EPS 342 - “Equity Dried Up. Deals Are Cracking. Now What?”
/Raising equity used to be the easy part—today, it’s the biggest hurdle. Veteran real estate securities attorney Eugene Trowbridge unpacks the legal landmines, capital challenges, and shifting dynamics in apartment syndication. From SEC rules to struggling deals and cautious investors, this conversation connects the dots on why deals aren’t penciling—and what smart operators must do to survive and win in today’s market.
Key Takeaways:
The New Reality of Raising Equity 1) Equity has gone from abundant to scarce almost overnight 2) Many investors are either fully deployed or sitting on the sidelines waiting for clarity 3) Larger deals ($10M+) increasing require multiple GPs and creative capital stacks
Legal Structure Matters More Than Ever 1) Understanding Regulation D (506B vs 506C) is critical. 506B: Relationship-based, no advertising, limited sophisticated investors 506C: Allows advertising but requires strict accreditation verification.
Market Stress is Exposing Weak Deals: Rising interest rates + bridge debt + depleted reserves = distressed assets.

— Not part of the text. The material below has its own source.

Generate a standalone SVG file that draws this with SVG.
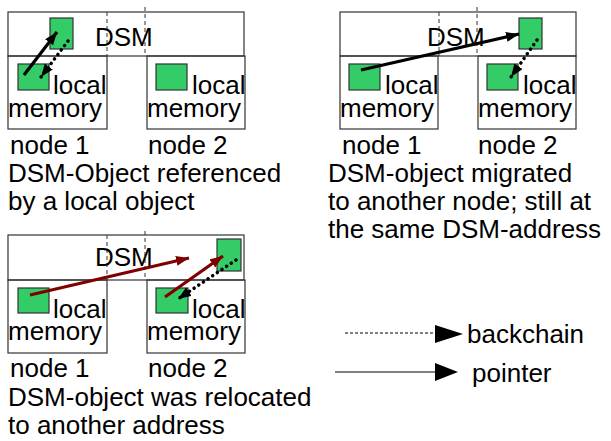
<svg xmlns="http://www.w3.org/2000/svg" width="611" height="441" viewBox="0 0 611 441">
<style>
.box{fill:none;stroke:#333;stroke-width:1.2}
.dash{fill:none;stroke:#333;stroke-width:1;stroke-dasharray:4 3}
.obj{fill:#33cc66;stroke:#333;stroke-width:1.2}
text{font-family:"Liberation Sans",Arial,sans-serif;font-size:26px;fill:#000}
.ptr{stroke:#000;stroke-width:3.2;fill:none}
.ptrr{stroke:#800000;stroke-width:3.2;fill:none}
.back{stroke:#000;stroke-width:3.5;fill:none;stroke-dasharray:0.1 5.5;stroke-linecap:round}
</style>
<defs>
<marker id="ah" markerUnits="userSpaceOnUse" markerWidth="14" markerHeight="12" refX="13" refY="5" orient="auto" viewBox="0 0 14 12">
<path d="M0,0 L13,5 L0,10 z" fill="#000"/>
</marker>
<marker id="ahr" markerUnits="userSpaceOnUse" markerWidth="14" markerHeight="12" refX="13" refY="5" orient="auto" viewBox="0 0 14 12">
<path d="M0,0 L13,5 L0,10 z" fill="#800000"/>
</marker>
</defs>

<g id="panel1">
<g id="p1-dsm">
<rect class="box" x="8" y="12" width="236" height="44"/>
<line class="dash" x1="107" y1="12" x2="107" y2="56"/>
<line class="dash" x1="145" y1="7" x2="145" y2="56"/>
<text x="95" y="46">DSM</text>
<rect class="obj" x="50" y="18" width="23" height="31"/>
</g>
<g id="p1-node1">
<rect class="box" x="8" y="56" width="99" height="73"/>
<rect class="obj" x="18" y="64" width="31" height="26"/>
<text x="53" y="94">local</text>
<text x="8" y="117">memory</text>
<text x="10" y="154">node 1</text>
</g>
<g id="p1-node2">
<rect class="box" x="147" y="56" width="98" height="73"/>
<rect class="obj" x="156" y="64" width="31" height="26"/>
<text x="192" y="94">local</text>
<text x="147" y="117">memory</text>
<text x="148" y="154">node 2</text>
</g>
<g id="p1-caption">
<text x="8" y="182">DSM-Object referenced</text>
<text x="8" y="210">by a local object</text>
</g>
</g>

<g id="panel2">
<g id="p2-dsm">
<rect class="box" x="340" y="12" width="236" height="44"/>
<line class="dash" x1="439" y1="12" x2="439" y2="56"/>
<line class="dash" x1="477" y1="7" x2="477" y2="56"/>
<text x="427" y="46">DSM</text>
<rect class="obj" x="519" y="18" width="23" height="31"/>
</g>
<g id="p2-node1">
<rect class="box" x="340" y="56" width="98" height="73"/>
<rect class="obj" x="349" y="64" width="31" height="26"/>
<text x="385" y="94">local</text>
<text x="340" y="117">memory</text>
<text x="342" y="154">node 1</text>
</g>
<g id="p2-node2">
<rect class="box" x="478" y="56" width="98" height="73"/>
<rect class="obj" x="487" y="64" width="31" height="26"/>
<text x="523" y="94">local</text>
<text x="478" y="117">memory</text>
<text x="478" y="154">node 2</text>
</g>
<g id="p2-caption">
<text x="328" y="182">DSM-object migrated</text>
<text x="328" y="210">to another node; still at</text>
<text x="328" y="238">the same DSM-address</text>
</g>
</g>

<g id="panel3">
<g id="p3-dsm">
<rect class="box" x="8" y="235" width="236" height="45"/>
<line class="dash" x1="107" y1="235" x2="107" y2="280"/>
<line class="dash" x1="145" y1="231" x2="145" y2="280"/>
<text x="95" y="266">DSM</text>
<rect class="obj" x="217" y="239" width="24" height="32"/>
</g>
<g id="p3-node1">
<rect class="box" x="8" y="280" width="99" height="73"/>
<rect class="obj" x="18" y="288" width="31" height="25"/>
<text x="53" y="318">local</text>
<text x="8" y="340">memory</text>
<text x="10" y="377">node 1</text>
</g>
<g id="p3-node2">
<rect class="box" x="147" y="280" width="98" height="73"/>
<rect class="obj" x="156" y="288" width="32" height="25"/>
<text x="192" y="318">local</text>
<text x="147" y="340">memory</text>
<text x="148" y="377">node 2</text>
</g>
<g id="p3-caption">
<text x="8" y="406">DSM-object was relocated</text>
<text x="8" y="434">to another address</text>
</g>
</g>

<g id="legend">
<line x1="345" y1="333" x2="437" y2="333" stroke="#000" stroke-width="1" stroke-dasharray="3 2"/>
<path d="M435,325 L463,334 L435,343 z" fill="#000"/>
<text x="467" y="343">backchain</text>
<line x1="335" y1="372" x2="437" y2="372" stroke="#000" stroke-width="1"/>
<path d="M435,363 L458,372 L435,381 z" fill="#000"/>
<text x="472" y="382">pointer</text>
</g>

<g id="connectors">
<line class="ptr" x1="24" y1="75" x2="57" y2="32" marker-end="url(#ah)"/>
<line class="back" x1="68" y1="41" x2="41" y2="77" marker-end="url(#ah)"/>
<line class="ptr" x1="361" y1="70" x2="519" y2="34" marker-end="url(#ah)"/>
<line class="back" x1="537" y1="40" x2="511" y2="77" marker-end="url(#ah)"/>
<line class="ptrr" x1="30" y1="295" x2="189" y2="258" marker-end="url(#ahr)"/>
<line class="ptrr" x1="165" y1="297" x2="223" y2="256" marker-end="url(#ahr)"/>
<line class="back" x1="236" y1="260" x2="178" y2="299" marker-end="url(#ah)"/>
</g>
</svg>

The Hidden Risk in Capital Raising: Not all “capital raisers” are operating legally. Transaction-based compensation without property licensing can trigger SEC enforcement.
Final Thought:
Today’s market is separating professionals from pretenders. Capital is harder, deals are riskier, and the legal framework matters more than ever. The operators who understand both the financial AND regulatory side of the business will be the ones still standing when the market turns.